A Continuous Bumbling (as a view of human history)

"The Lord brings the counsel of the heathen to nought; He makes the devices of the people of none effect. The counsel of the Lord Stands forever, the thoughts of His heart to all generations." Ps. 33:10-11

It was Charles Williams (of Inkling fame) who taught us to never have a condescending view of the past and to remember that we too are merely another "period" of time, just as they were. Perhaps it is the plague of each generation that comes forth to consider themselves on the cusp of some kind of monumental greatness. This is because, as the latest people that just happen to be walking about, they stand where the mostly knowable present kisses the currently unknown future. Uncertainty breeds excitement as well as despair, and we always sit (if our view of history is biased and blind) with the constant notion that, whatever happens, this is "it". It never is "it," however. Ideas and institutions come and go; empires turn to dust. We shall (if the end is not near) be subsumed into history, and whether we are admired or scorned (or simply belittled) depends on the nature of the periods that will proceed from us.

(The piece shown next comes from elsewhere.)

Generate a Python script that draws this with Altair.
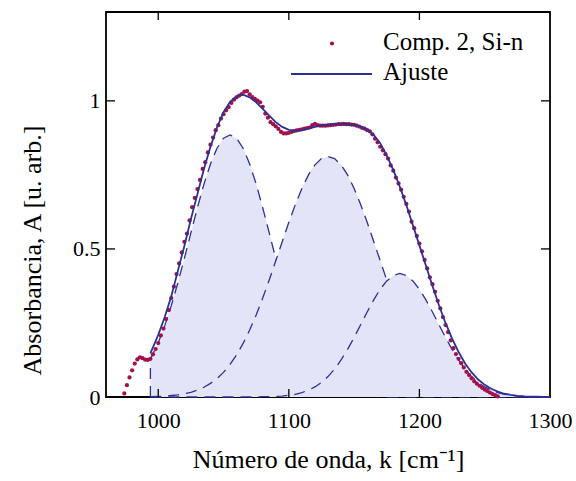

Mankind is a creature in transit, which is why we are an unreliable foundation. Our state of transition is neither good nor bad; it is simply a fact, a fact that undercuts our reliability, a fact that we must deal with (and often fail to deal with). There is never an ultimate consensus amongst ourselves, either in past eras or this one; our few lines of convergence eventually dissolve into a myriad of separate views and opinions. As Chesterton put it once, we all can pretty much agree on what's wrong, but we have no agreement whatsoever on how to make it right. Everyone thinks that murder is wrong and peace is good; but start asking questions like how to eradicate murder and secure peace, or even how to define "murder" and "peace," and a hundred people will give you a hundred different ideas and definitions. This lack of ultimate consensus is just another example of how we cannot save ourselves. History from the human side is one long continuous bumbling about to the next batch of well-intended plans and atrocious errors. History from the Divine side, however, is the continual, consistent unfolding of the will of God, whether or not we understand the whole of it yet. That is why he is the only reliable thing: "All may change, but Jesus never." One comfort that belongs to the Christian is the knowledge that in a world of transition, God is a sure and stable consistency.